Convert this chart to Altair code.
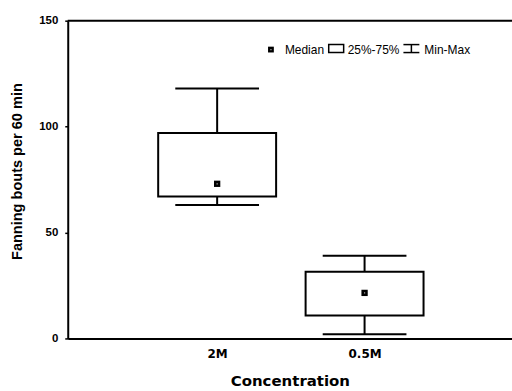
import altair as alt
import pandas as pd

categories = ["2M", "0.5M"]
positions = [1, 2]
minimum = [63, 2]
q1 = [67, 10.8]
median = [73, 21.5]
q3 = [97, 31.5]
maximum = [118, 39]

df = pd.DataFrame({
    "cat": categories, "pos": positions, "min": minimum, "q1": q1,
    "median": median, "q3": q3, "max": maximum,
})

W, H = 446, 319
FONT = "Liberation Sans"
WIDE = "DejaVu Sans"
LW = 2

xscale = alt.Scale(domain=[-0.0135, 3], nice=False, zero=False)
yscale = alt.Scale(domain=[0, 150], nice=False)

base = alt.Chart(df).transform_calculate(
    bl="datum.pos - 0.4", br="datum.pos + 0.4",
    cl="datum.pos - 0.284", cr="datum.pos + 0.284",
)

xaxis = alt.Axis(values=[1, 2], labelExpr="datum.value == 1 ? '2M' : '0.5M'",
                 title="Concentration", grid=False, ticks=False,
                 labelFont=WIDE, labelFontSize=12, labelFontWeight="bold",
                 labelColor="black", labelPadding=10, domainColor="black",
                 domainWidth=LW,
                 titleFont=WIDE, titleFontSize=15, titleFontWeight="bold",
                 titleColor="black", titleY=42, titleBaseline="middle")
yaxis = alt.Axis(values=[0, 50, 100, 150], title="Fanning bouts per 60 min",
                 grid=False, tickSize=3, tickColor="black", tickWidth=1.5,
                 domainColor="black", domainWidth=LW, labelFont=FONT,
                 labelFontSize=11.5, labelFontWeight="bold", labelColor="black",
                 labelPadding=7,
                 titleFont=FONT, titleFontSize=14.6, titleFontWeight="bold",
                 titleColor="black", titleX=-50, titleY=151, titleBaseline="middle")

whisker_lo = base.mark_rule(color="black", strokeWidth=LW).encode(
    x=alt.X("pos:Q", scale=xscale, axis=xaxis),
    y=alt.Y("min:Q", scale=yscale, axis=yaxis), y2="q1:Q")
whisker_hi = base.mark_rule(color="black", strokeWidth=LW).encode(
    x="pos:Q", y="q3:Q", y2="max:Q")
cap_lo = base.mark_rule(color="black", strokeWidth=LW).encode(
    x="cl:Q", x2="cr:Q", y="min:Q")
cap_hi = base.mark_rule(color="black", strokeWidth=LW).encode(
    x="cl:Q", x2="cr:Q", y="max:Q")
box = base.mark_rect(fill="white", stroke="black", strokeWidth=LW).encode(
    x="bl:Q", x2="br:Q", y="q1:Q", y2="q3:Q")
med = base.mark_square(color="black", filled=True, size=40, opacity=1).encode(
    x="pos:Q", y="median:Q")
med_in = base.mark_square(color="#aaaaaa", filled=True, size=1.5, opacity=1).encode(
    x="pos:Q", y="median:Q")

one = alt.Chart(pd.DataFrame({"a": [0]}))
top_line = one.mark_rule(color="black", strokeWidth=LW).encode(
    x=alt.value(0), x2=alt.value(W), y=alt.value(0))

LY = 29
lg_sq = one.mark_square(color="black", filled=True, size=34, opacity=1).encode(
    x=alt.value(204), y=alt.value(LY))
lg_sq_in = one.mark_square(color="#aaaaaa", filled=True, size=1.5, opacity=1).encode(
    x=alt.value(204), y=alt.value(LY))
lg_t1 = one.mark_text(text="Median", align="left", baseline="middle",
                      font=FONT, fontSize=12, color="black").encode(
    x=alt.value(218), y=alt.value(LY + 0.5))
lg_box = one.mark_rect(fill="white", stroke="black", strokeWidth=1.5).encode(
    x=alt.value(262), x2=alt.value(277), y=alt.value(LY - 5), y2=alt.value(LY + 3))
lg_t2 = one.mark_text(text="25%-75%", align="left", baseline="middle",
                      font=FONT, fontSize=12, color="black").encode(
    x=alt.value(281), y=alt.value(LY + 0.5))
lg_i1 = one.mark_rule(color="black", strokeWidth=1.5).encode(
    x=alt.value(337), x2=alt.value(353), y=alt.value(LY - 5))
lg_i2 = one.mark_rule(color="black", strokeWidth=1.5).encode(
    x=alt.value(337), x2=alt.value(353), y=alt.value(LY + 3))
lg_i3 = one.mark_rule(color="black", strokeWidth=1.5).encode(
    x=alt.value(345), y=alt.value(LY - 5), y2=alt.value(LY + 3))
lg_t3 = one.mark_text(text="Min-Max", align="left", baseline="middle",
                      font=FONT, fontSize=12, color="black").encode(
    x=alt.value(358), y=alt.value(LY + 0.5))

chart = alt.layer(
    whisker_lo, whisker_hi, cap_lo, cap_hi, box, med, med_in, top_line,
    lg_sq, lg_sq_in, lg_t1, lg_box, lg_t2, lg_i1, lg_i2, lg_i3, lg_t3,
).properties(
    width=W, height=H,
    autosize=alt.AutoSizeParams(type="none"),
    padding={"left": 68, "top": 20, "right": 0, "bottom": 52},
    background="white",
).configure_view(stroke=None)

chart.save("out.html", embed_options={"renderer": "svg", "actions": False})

**Challenge**
Reproduce the full listing above verbatim, with no pictures included.

**Correct output**
Convert this chart to Altair code.
import altair as alt
import pandas as pd

categories = ["2M", "0.5M"]
positions = [1, 2]
minimum = [63, 2]
q1 = [67, 10.8]
median = [73, 21.5]
q3 = [97, 31.5]
maximum = [118, 39]

df = pd.DataFrame({
    "cat": categories, "pos": positions, "min": minimum, "q1": q1,
    "median": median, "q3": q3, "max": maximum,
})

W, H = 446, 319
FONT = "Liberation Sans"
WIDE = "DejaVu Sans"
LW = 2

xscale = alt.Scale(domain=[-0.0135, 3], nice=False, zero=False)
yscale = alt.Scale(domain=[0, 150], nice=False)

base = alt.Chart(df).transform_calculate(
    bl="datum.pos - 0.4", br="datum.pos + 0.4",
    cl="datum.pos - 0.284", cr="datum.pos + 0.284",
)

xaxis = alt.Axis(values=[1, 2], labelExpr="datum.value == 1 ? '2M' : '0.5M'",
                 title="Concentration", grid=False, ticks=False,
                 labelFont=WIDE, labelFontSize=12, labelFontWeight="bold",
                 labelColor="black", labelPadding=10, domainColor="black",
                 domainWidth=LW,
                 titleFont=WIDE, titleFontSize=15, titleFontWeight="bold",
                 titleColor="black", titleY=42, titleBaseline="middle")
yaxis = alt.Axis(values=[0, 50, 100, 150], title="Fanning bouts per 60 min",
                 grid=False, tickSize=3, tickColor="black", tickWidth=1.5,
                 domainColor="black", domainWidth=LW, labelFont=FONT,
                 labelFontSize=11.5, labelFontWeight="bold", labelColor="black",
                 labelPadding=7,
                 titleFont=FONT, titleFontSize=14.6, titleFontWeight="bold",
                 titleColor="black", titleX=-50, titleY=151, titleBaseline="middle")

whisker_lo = base.mark_rule(color="black", strokeWidth=LW).encode(
    x=alt.X("pos:Q", scale=xscale, axis=xaxis),
    y=alt.Y("min:Q", scale=yscale, axis=yaxis), y2="q1:Q")
whisker_hi = base.mark_rule(color="black", strokeWidth=LW).encode(
    x="pos:Q", y="q3:Q", y2="max:Q")
cap_lo = base.mark_rule(color="black", strokeWidth=LW).encode(
    x="cl:Q", x2="cr:Q", y="min:Q")
cap_hi = base.mark_rule(color="black", strokeWidth=LW).encode(
    x="cl:Q", x2="cr:Q", y="max:Q")
box = base.mark_rect(fill="white", stroke="black", strokeWidth=LW).encode(
    x="bl:Q", x2="br:Q", y="q1:Q", y2="q3:Q")
med = base.mark_square(color="black", filled=True, size=40, opacity=1).encode(
    x="pos:Q", y="median:Q")
med_in = base.mark_square(color="#aaaaaa", filled=True, size=1.5, opacity=1).encode(
    x="pos:Q", y="median:Q")

one = alt.Chart(pd.DataFrame({"a": [0]}))
top_line = one.mark_rule(color="black", strokeWidth=LW).encode(
    x=alt.value(0), x2=alt.value(W), y=alt.value(0))

LY = 29
lg_sq = one.mark_square(color="black", filled=True, size=34, opacity=1).encode(
    x=alt.value(204), y=alt.value(LY))
lg_sq_in = one.mark_square(color="#aaaaaa", filled=True, size=1.5, opacity=1).encode(
    x=alt.value(204), y=alt.value(LY))
lg_t1 = one.mark_text(text="Median", align="left", baseline="middle",
                      font=FONT, fontSize=12, color="black").encode(
    x=alt.value(218), y=alt.value(LY + 0.5))
lg_box = one.mark_rect(fill="white", stroke="black", strokeWidth=1.5).encode(
    x=alt.value(262), x2=alt.value(277), y=alt.value(LY - 5), y2=alt.value(LY + 3))
lg_t2 = one.mark_text(text="25%-75%", align="left", baseline="middle",
                      font=FONT, fontSize=12, color="black").encode(
    x=alt.value(281), y=alt.value(LY + 0.5))
lg_i1 = one.mark_rule(color="black", strokeWidth=1.5).encode(
    x=alt.value(337), x2=alt.value(353), y=alt.value(LY - 5))
lg_i2 = one.mark_rule(color="black", strokeWidth=1.5).encode(
    x=alt.value(337), x2=alt.value(353), y=alt.value(LY + 3))
lg_i3 = one.mark_rule(color="black", strokeWidth=1.5).encode(
    x=alt.value(345), y=alt.value(LY - 5), y2=alt.value(LY + 3))
lg_t3 = one.mark_text(text="Min-Max", align="left", baseline="middle",
                      font=FONT, fontSize=12, color="black").encode(
    x=alt.value(358), y=alt.value(LY + 0.5))

chart = alt.layer(
    whisker_lo, whisker_hi, cap_lo, cap_hi, box, med, med_in, top_line,
    lg_sq, lg_sq_in, lg_t1, lg_box, lg_t2, lg_i1, lg_i2, lg_i3, lg_t3,
).properties(
    width=W, height=H,
    autosize=alt.AutoSizeParams(type="none"),
    padding={"left": 68, "top": 20, "right": 0, "bottom": 52},
    background="white",
).configure_view(stroke=None)

chart.save("out.html", embed_options={"renderer": "svg", "actions": False})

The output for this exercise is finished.